>> BEGIN Records
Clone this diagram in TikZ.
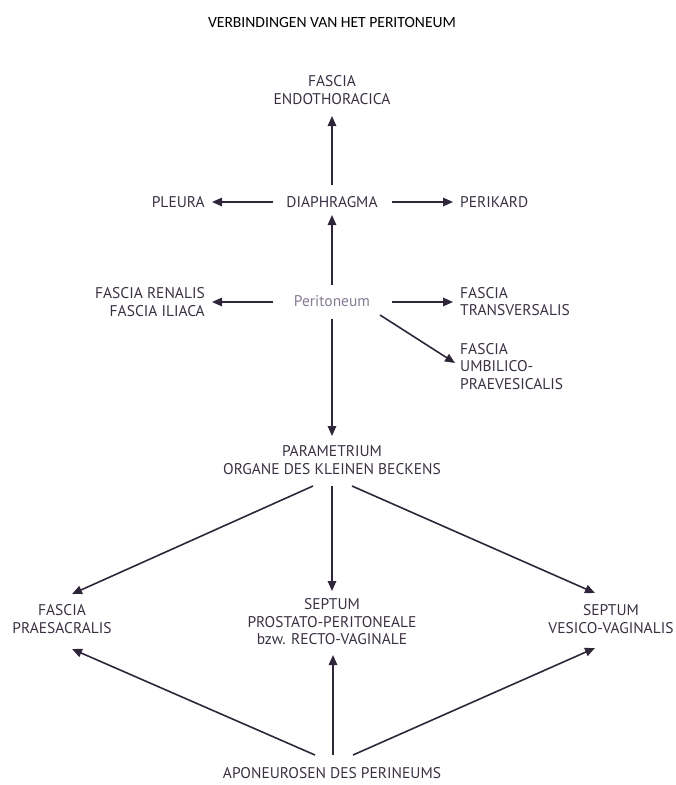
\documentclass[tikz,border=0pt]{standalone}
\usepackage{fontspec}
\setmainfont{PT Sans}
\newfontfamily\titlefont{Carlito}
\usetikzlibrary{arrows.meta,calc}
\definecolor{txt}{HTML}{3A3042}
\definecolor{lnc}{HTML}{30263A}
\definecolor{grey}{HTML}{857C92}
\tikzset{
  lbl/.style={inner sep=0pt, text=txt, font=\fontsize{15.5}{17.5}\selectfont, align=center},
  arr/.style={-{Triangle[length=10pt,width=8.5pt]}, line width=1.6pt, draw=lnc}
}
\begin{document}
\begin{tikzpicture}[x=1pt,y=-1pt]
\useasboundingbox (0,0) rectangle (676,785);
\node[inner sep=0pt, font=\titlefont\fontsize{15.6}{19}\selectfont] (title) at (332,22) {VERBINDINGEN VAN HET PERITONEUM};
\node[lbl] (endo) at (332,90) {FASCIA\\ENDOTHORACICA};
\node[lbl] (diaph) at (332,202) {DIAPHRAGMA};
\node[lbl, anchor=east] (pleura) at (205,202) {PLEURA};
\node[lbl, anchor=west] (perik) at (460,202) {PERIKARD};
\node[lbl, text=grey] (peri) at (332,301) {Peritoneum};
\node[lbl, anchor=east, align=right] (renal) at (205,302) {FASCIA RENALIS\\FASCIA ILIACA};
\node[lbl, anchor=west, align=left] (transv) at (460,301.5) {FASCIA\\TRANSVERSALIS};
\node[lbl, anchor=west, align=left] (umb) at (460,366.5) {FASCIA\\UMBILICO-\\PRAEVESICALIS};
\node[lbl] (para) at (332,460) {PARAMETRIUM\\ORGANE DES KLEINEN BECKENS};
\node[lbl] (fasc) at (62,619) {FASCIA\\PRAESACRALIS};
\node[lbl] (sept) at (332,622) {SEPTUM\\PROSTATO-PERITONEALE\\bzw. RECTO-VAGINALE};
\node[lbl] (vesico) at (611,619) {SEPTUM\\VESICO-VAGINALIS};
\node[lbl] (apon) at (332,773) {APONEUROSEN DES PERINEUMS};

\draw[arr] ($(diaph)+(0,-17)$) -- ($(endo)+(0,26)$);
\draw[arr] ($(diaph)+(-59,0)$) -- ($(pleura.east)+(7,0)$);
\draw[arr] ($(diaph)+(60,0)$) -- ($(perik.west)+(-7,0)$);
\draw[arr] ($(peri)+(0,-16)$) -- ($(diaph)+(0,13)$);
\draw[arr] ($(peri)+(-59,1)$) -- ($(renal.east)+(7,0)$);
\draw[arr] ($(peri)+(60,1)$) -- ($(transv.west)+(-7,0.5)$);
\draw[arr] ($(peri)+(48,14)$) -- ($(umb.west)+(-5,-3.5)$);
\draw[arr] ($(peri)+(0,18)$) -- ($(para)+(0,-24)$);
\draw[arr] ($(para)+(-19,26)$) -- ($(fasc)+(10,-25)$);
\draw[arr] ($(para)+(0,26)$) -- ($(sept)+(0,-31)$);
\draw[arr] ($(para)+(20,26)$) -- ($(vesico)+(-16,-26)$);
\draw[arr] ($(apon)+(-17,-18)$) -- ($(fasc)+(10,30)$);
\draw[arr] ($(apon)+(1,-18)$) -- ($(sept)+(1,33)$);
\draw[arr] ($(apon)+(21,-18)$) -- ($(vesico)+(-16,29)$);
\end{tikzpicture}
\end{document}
>> END Records
>> BEGIN Records
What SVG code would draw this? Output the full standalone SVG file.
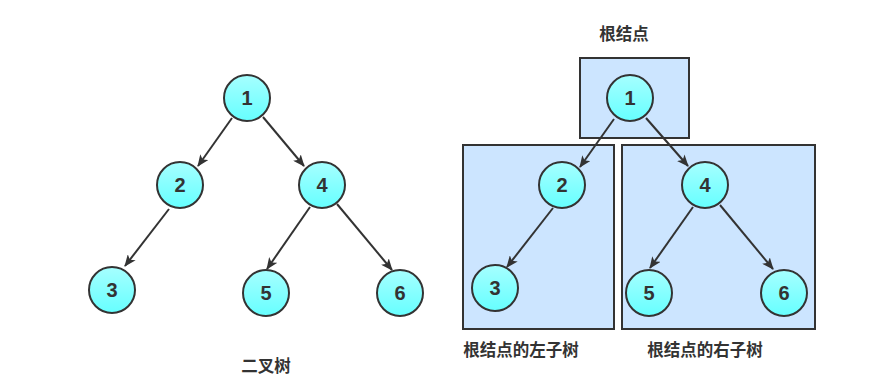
>> END Records
**Written task**:
Set down nothing but the lines from the one holding "Clone this diagram in TikZ." through the one holding "(apon) at (332,773)", both included, exactly as they appear; any picture is left out.

**Written answer**:
Clone this diagram in TikZ.
\documentclass[tikz,border=0pt]{standalone}
\usepackage{fontspec}
\setmainfont{PT Sans}
\newfontfamily\titlefont{Carlito}
\usetikzlibrary{arrows.meta,calc}
\definecolor{txt}{HTML}{3A3042}
\definecolor{lnc}{HTML}{30263A}
\definecolor{grey}{HTML}{857C92}
\tikzset{
  lbl/.style={inner sep=0pt, text=txt, font=\fontsize{15.5}{17.5}\selectfont, align=center},
  arr/.style={-{Triangle[length=10pt,width=8.5pt]}, line width=1.6pt, draw=lnc}
}
\begin{document}
\begin{tikzpicture}[x=1pt,y=-1pt]
\useasboundingbox (0,0) rectangle (676,785);
\node[inner sep=0pt, font=\titlefont\fontsize{15.6}{19}\selectfont] (title) at (332,22) {VERBINDINGEN VAN HET PERITONEUM};
\node[lbl] (endo) at (332,90) {FASCIA\\ENDOTHORACICA};
\node[lbl] (diaph) at (332,202) {DIAPHRAGMA};
\node[lbl, anchor=east] (pleura) at (205,202) {PLEURA};
\node[lbl, anchor=west] (perik) at (460,202) {PERIKARD};
\node[lbl, text=grey] (peri) at (332,301) {Peritoneum};
\node[lbl, anchor=east, align=right] (renal) at (205,302) {FASCIA RENALIS\\FASCIA ILIACA};
\node[lbl, anchor=west, align=left] (transv) at (460,301.5) {FASCIA\\TRANSVERSALIS};
\node[lbl, anchor=west, align=left] (umb) at (460,366.5) {FASCIA\\UMBILICO-\\PRAEVESICALIS};
\node[lbl] (para) at (332,460) {PARAMETRIUM\\ORGANE DES KLEINEN BECKENS};
\node[lbl] (fasc) at (62,619) {FASCIA\\PRAESACRALIS};
\node[lbl] (sept) at (332,622) {SEPTUM\\PROSTATO-PERITONEALE\\bzw. RECTO-VAGINALE};
\node[lbl] (vesico) at (611,619) {SEPTUM\\VESICO-VAGINALIS};
\node[lbl] (apon) at (332,773) {APONEUROSEN DES PERINEUMS};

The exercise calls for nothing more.